In large organizations it takes a village to deliver a project.
There are multiple internal stakeholders who must collaborate and contribute to generate project success. Many of them will have requirements of their own which they expect will be met. Some of these relate directly to the project’s underlying business rationale whereas others satisfy regulatory or policy compliance needs. On top of those will be other requirements which only serve the intake or engagement needs of specific stakeholders.
When it comes to project management methodologies and supporting systems, having multiple internal stakeholders can be challenging. Each might have their own distinct intake process which they use to receive and analyze project requests and they are also very likely to have some unique informational and control needs. In order to satisfy the combined requirements of all of these partners a project team might have to complete multiple artifacts or update multiple systems. If they don’t do so, they risk being held up at a critical project gate.

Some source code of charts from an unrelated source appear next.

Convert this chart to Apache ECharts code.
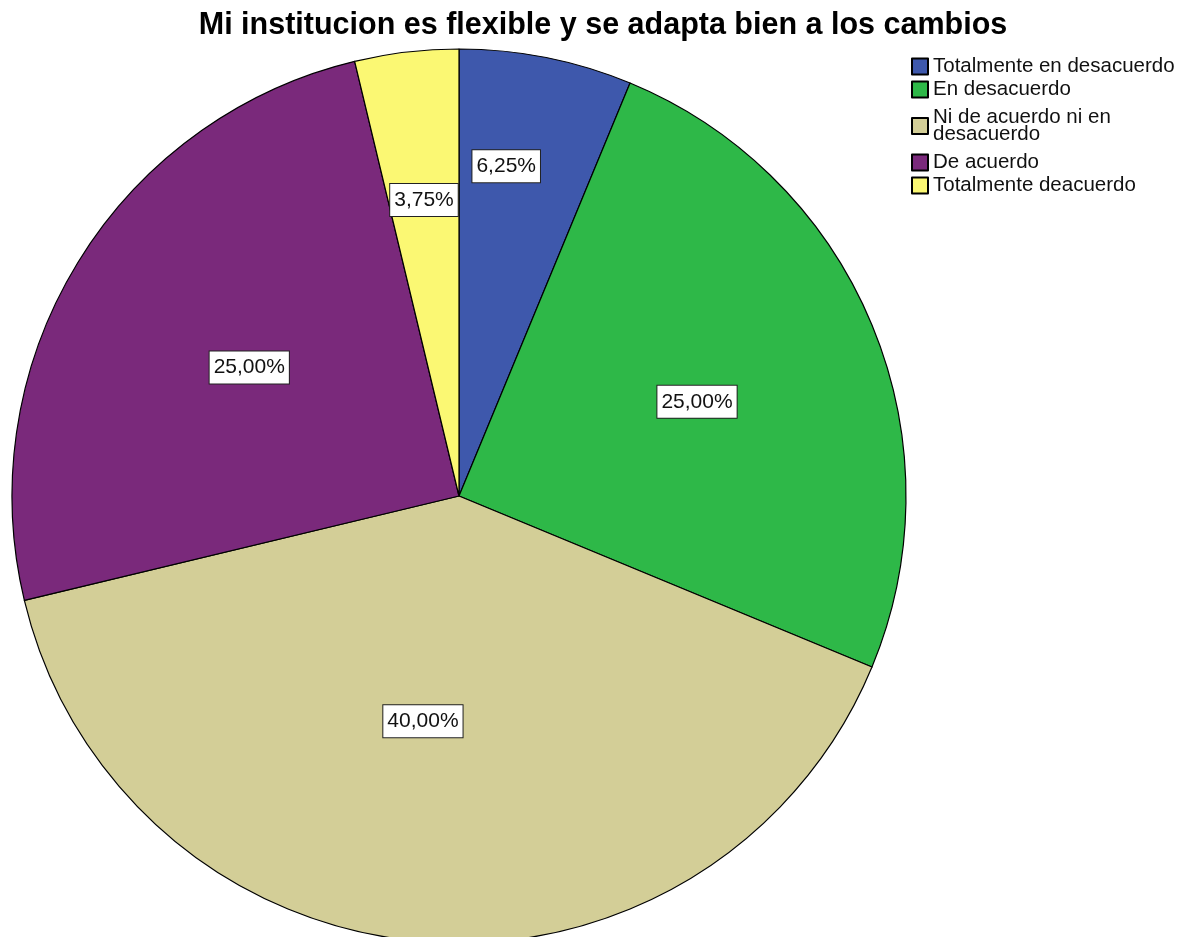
<!DOCTYPE html>
<html>
<head>
<meta charset="utf-8">
<script src="https://cdn.jsdelivr.net/npm/echarts@6/dist/echarts.min.js"></script>
<style>
    html, body { margin: 0; padding: 0; background: #fff; }
    #chart { width: 1189px; height: 937px; }
</style>
</head>
<body>
<div id="chart"></div>
<script>
    // datos (porcentajes)
    var categories = [
        'Totalmente en desacuerdo',
        'En desacuerdo',
        'Ni de acuerdo ni en\ndesacuerdo',
        'De acuerdo',
        'Totalmente deacuerdo'
    ];
    var percents = [6.25, 25.00, 40.00, 25.00, 3.75];
    var colors = ['#3E58AC', '#2EB848', '#D3CE97', '#7A297B', '#FBF873'];

    // posicion de las etiquetas: distancia al centro (px) y ajuste del angulo (grados)
    var labelDist = [333, 256, 228, 246, 298];
    var labelNudge = [-3.1, 0.9, 4.6, 0, 0];
    var pieCenter = [459, 496];

    var chart = echarts.init(document.getElementById('chart'));
    chart.setOption({
        animation: false,
        color: colors,
        title: {
            text: 'Mi institucion es flexible y se adapta bien a los cambios',
            left: 598,
            textAlign: 'center',
            top: 5,
            textStyle: {
                fontFamily: 'Liberation Sans, Arial, sans-serif',
                fontSize: 30.5,
                fontWeight: 'bold',
                color: '#000'
            }
        },
        legend: {
            orient: 'vertical',
            left: 906,
            top: 51,
            itemWidth: 16,
            itemHeight: 16,
            itemGap: 2,
            icon: 'rect',
            textStyle: {
                fontFamily: 'Liberation Sans, Arial, sans-serif',
                fontSize: 20.5,
                lineHeight: 17,
                color: '#111'
            },
            data: categories.map(function (name, i) {
                // la entrada de dos lineas lleva algo mas de aire
                return i === 2 ? {name: name, textStyle: {padding: [7, 0, 7, 0]}} : {name: name};
            })
        },
        series: [{
            type: 'pie',
            center: pieCenter,
            radius: 447,
            startAngle: 90,
            clockwise: true,
            silent: true,
            itemStyle: {
                borderColor: '#000',
                borderWidth: 1.2
            },
            label: {
                show: true,
                position: 'inside',
                formatter: function (p) {
                    return p.value.toFixed(2).replace('.', ',') + '%';
                },
                fontFamily: 'Liberation Sans, Arial, sans-serif',
                fontSize: 21,
                color: '#111',
                backgroundColor: '#fff',
                borderColor: '#222',
                borderWidth: 1,
                padding: [6, 4, 5, 4]
            },
            labelLayout: function (params) {
                var r = params.labelRect;
                var i = params.dataIndex;
                var lx = r.x + r.width / 2;
                var ly = r.y + r.height / 2;
                var a = Math.atan2(lx - pieCenter[0], pieCenter[1] - ly) + labelNudge[i] * Math.PI / 180;
                var tx = pieCenter[0] + labelDist[i] * Math.sin(a);
                var ty = pieCenter[1] - labelDist[i] * Math.cos(a);
                return {dx: tx - lx, dy: ty - ly};
            },
            data: categories.map(function (name, i) {
                return {name: name, value: percents[i]};
            })
        }]
    });
</script>
</body>
</html>
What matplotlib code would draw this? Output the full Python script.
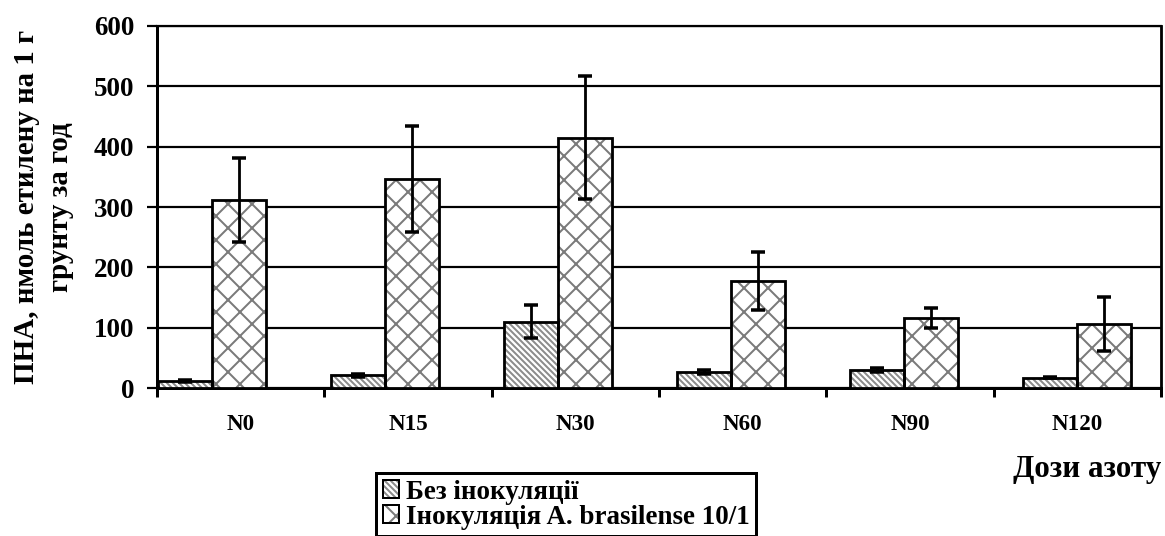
import matplotlib
matplotlib.use("Agg")
import matplotlib.pyplot as plt
from matplotlib.patches import Patch
from matplotlib.legend_handler import HandlerTuple
import numpy as np

# data
categories = ["N0", "N15", "N30", "N60", "N90", "N120"]
no_inoc = [12, 21, 110, 27, 30, 17]
no_inoc_err = [2, 2, 27, 3, 3, 1]
inoc = [312, 346, 415, 178, 116, 106]
inoc_err = [70, 88, 102, 48, 17, 45]
series_names = ["Без інокуляції", "Інокуляція A. brasilense 10/1"]

# figure is drawn at 72 dpi, so 1 pt == 1 px (also keeps the hatch spacing close)
DPI = 72
plt.rcParams['font.family'] = ['Liberation Serif', 'DejaVu Serif']
plt.rcParams['font.weight'] = 'bold'
plt.rcParams['hatch.linewidth'] = 2

fig = plt.figure(figsize=(1165 / DPI, 536 / DPI), dpi=DPI)
ax = fig.add_axes([0.1348, 0.2761, 0.8618, 0.6754])

idx = np.arange(len(categories))
step = 1.034   # bar groups in the original drift slightly against the ticks
width = 0.323
x1 = idx * step - 0.333
x2 = idx * step - 0.010

hatch_grey = '#7a7a7a'
diag_grey = '#8c8c8c'
diag = '\\\\\\\\'
# hatch drawn first in grey, outline on top in black
ax.bar(x1, no_inoc, width, color='white', edgecolor=diag_grey, linewidth=0, hatch=diag, zorder=3)
ax.bar(x1, no_inoc, width, fill=False, edgecolor='black', linewidth=2.8, zorder=4)
ax.bar(x2, inoc, width, color='white', edgecolor=hatch_grey, linewidth=0, hatch='x', zorder=3)
ax.bar(x2, inoc, width, fill=False, edgecolor='black', linewidth=2.8, zorder=4)

ax.errorbar(x1, no_inoc, yerr=no_inoc_err, fmt='none', ecolor='black',
            elinewidth=2.8, capsize=7, capthick=3.5, zorder=5)
ax.errorbar(x2, inoc, yerr=inoc_err, fmt='none', ecolor='black',
            elinewidth=2.8, capsize=7, capthick=3.5, zorder=5)

ax.set_xlim(-0.5, len(categories) - 0.5)
ax.set_ylim(0, 600)
ax.set_yticks(range(0, 601, 100))
ax.yaxis.grid(True, color='black', linewidth=2.2, zorder=0)
ax.set_axisbelow(True)

ax.set_xticks(idx, categories, fontsize=23)
ax.set_xticks(np.arange(-0.5, len(categories)), minor=True)
ax.tick_params(axis='x', which='major', length=0, pad=26)
ax.tick_params(axis='x', which='minor', length=9, width=3, direction='out')
ax.tick_params(axis='y', length=10, width=2.2, direction='out', labelsize=27, pad=13)
for lab in ax.get_yticklabels() + ax.get_xticklabels():
    lab.set_fontweight('bold')

for side in ['left', 'bottom']:
    ax.spines[side].set_linewidth(3)
ax.spines['top'].set_linewidth(2.2)
ax.spines['right'].set_linewidth(2.8)

ax.set_ylabel("ПНА, нмоль етилену на 1 г\nгрунту за год", fontsize=29,
              fontweight='bold', linespacing=1.3, labelpad=20)

fig.text(0.997, 0.125, "Дози азоту", fontsize=31, fontweight='bold',
         ha='right', va='center')

h1 = (Patch(facecolor='white', edgecolor=diag_grey, linewidth=0, hatch=diag),
      Patch(fill=False, edgecolor='black', linewidth=2))
h2 = (Patch(facecolor='white', edgecolor=hatch_grey, linewidth=0, hatch='x'),
      Patch(fill=False, edgecolor='black', linewidth=2))
leg = fig.legend([h1, h2], series_names, handler_map={tuple: HandlerTuple(ndivide=1)},
                 loc='upper left', bbox_to_anchor=(0.323, 0.118), fancybox=False,
                 edgecolor='black', framealpha=1, borderpad=0.25, handlelength=0.6,
                 handleheight=0.6, handletextpad=0.25, labelspacing=0.0,
                 borderaxespad=0, prop={'size': 27, 'weight': 'bold'})
leg.get_frame().set_linewidth(3)

fig.savefig("out.png", dpi=DPI)
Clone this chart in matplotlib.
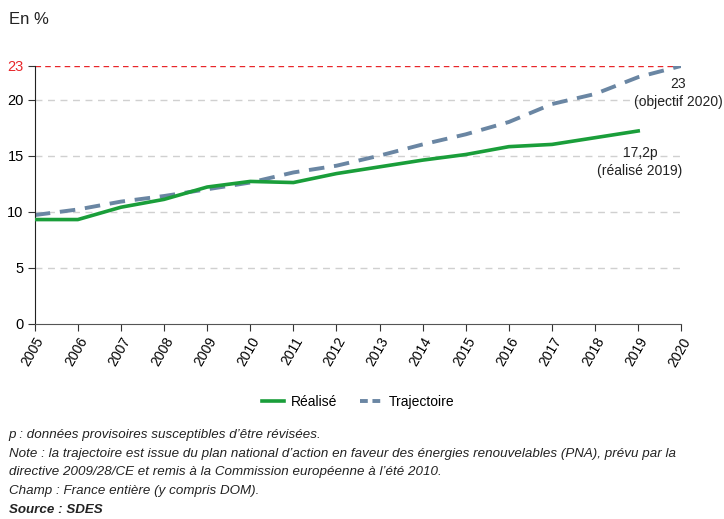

Waste, redundancy and bureaucracy give project management a bad name.
While there may be limited opportunities to influence external partners to integrate within our existing methodology or systems, this should be a core objective when engaging internal ones. No doubt there will be resistance at first as anyone would prefer that you meet them on their terms by using their templates or updating their systems. But chances are that their requirements are not currently being fully met, information provided is stale or they are being engaged too late so you could present alignment and consolidation as one path to quality.
Technology can help reduce redundancy through data feeds and integrated workflow, but before you start enhancing or consolidating existing systems the processes which these systems support will need to be aligned. Data elements in core artifacts need to be identified, analyzed, mapped and then merged wherever possible. Quality gates need to be augmented to satisfy not only core project assurance needs but also the objectives of the control partners. Reports will need to be analyzed and bolstered to satisfy the information requirements of a broader audience.
Developing and deploying such a unified project delivery framework is not easy but once the dust settles it could substantially reduce your portfolio delivery costs, improve time to market and boost employee morale.
Sometimes a melting pot is better than a tapestry.